Tensions dans le détroit d’Ormuz
L’envoi d’une mission européenne de surveillance du Golfe perçue comme une ingérence intolérable par l’Iran? C’est ce que pense aussi Thierry Coville, spécialiste du pays à l’IRIS (Institut de relations internationales et stratégiques), qui reste néanmoins très circonspect sur l’avenir d’une telle proposition:
«Du côté iranien, je pense que l’envoi d’une force européenne dans le Golfe serait sûrement vécu comme l’Europe qui coopère avec les États-Unis pour rentrer dans la politique de pression maximum contre l’Iran. Et ça, ça ne serait pas bon pour la diplomatie européenne qui, par ailleurs, essaie de faire des efforts pour garder l’Iran dans l’accord [sur le nucléaire, ndlr]. Il y a des déclarations qui sont faites, mais ça m’étonnerait que l’Europe se lance dans une telle initiative.»

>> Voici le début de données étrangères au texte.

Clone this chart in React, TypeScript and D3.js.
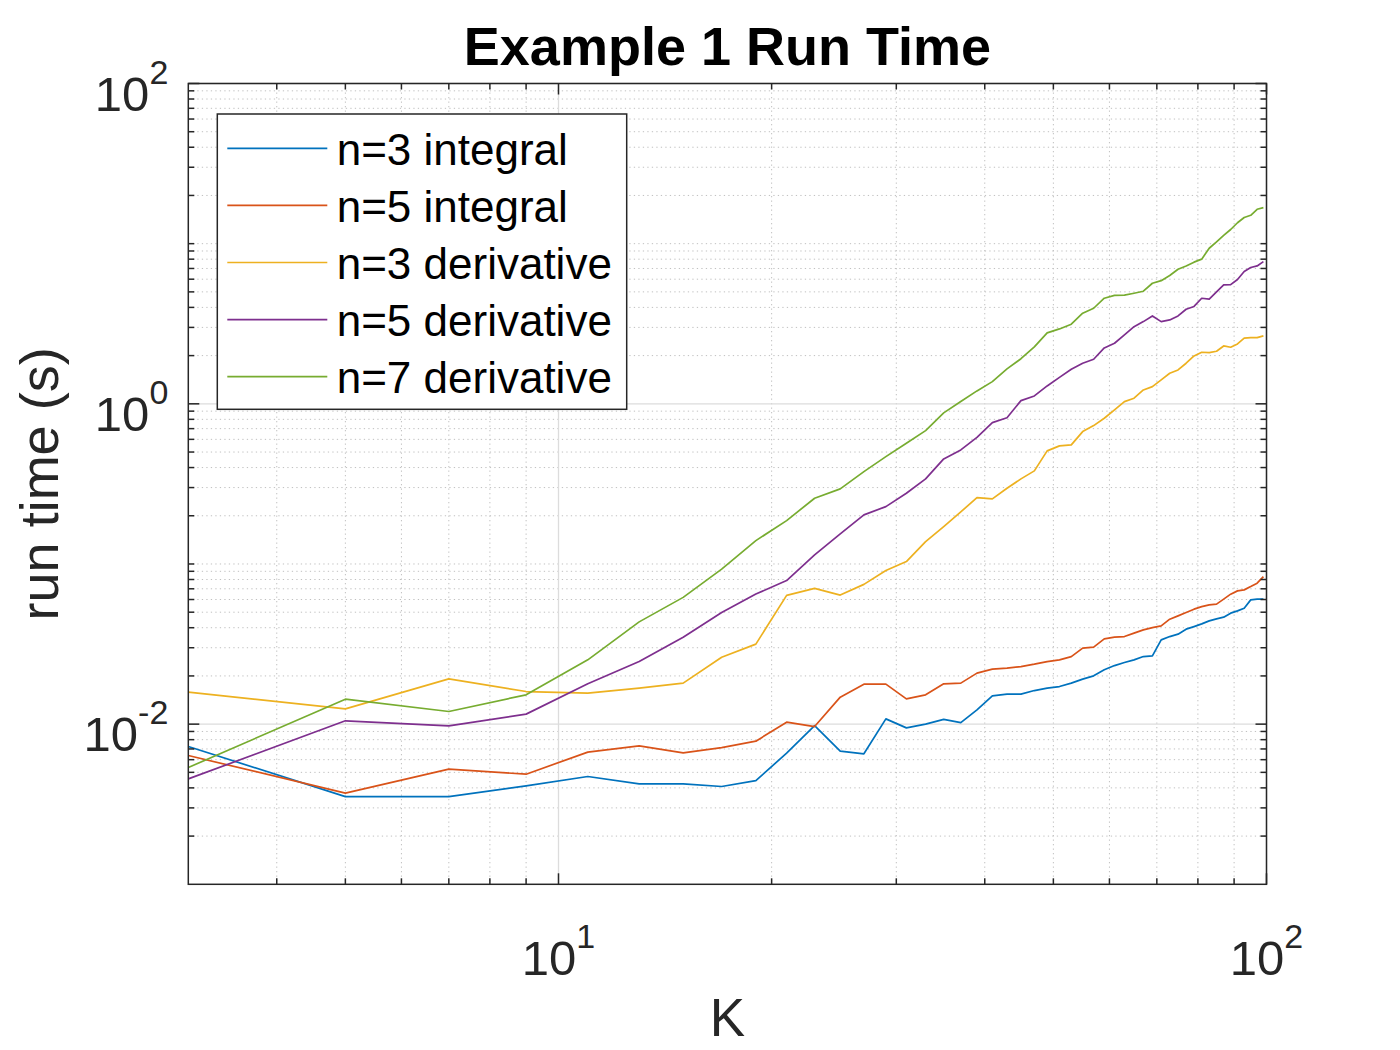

Les tentatives françaises pour la paix
Et la France dans tout ça? Emmanuel Macron tenterait de sortir son épingle du jeu, en développant un canal direct avec le Président iranien. Mais les faibles réponses françaises apportées (dont l’instrument de payement Instex) suite à la rupture de l’accord sur le nucléaire par Donald Trump ne présagent pas le meilleur à Téhéran. Emmanuel Dupuy souligne la posture délicate de Paris:
«La position française paraît être une position d’équilibriste. D’un côté, le Président Emmanuel Macron ne cesse de rappeler sa volonté de servir de médiateur. Il envoie pour cela son nouveau conseiller diplomatique, Emmanuel Boone, à Téhéran deux fois de suite, il reçoit le vice-ministre des Affaires étrangères Abbas Araghchi, il y a quelques jours, mardi dernier, à l’Élysée, porteur d’une lettre du Président Rohani. Et en même temps, ça donne l’impression que la France veut jouer cavalier seul, en n’associant pas ses partenaires européens. Donc l’idée d’une médiation européenne apparaît aussi arriver soit trop tôt, soit trop tard, au moment où les Américains sont en train d’entraîner les Britanniques.»
La situation dans le détroit d’Ormuz pourrait ainsi évoluer selon les agendas intérieurs américain, britannique et français. L’Élysée, qui vient de sortir d’une séquence très éprouvante de six mois de mobilisation des Gilets jaunes, souhaiterait davantage rehausser la stature du Président Macron à l’international. D’où les récents déplacements à Belgrade et à Tunis, ainsi que le G7 à Biarritz du 24 au 26 août.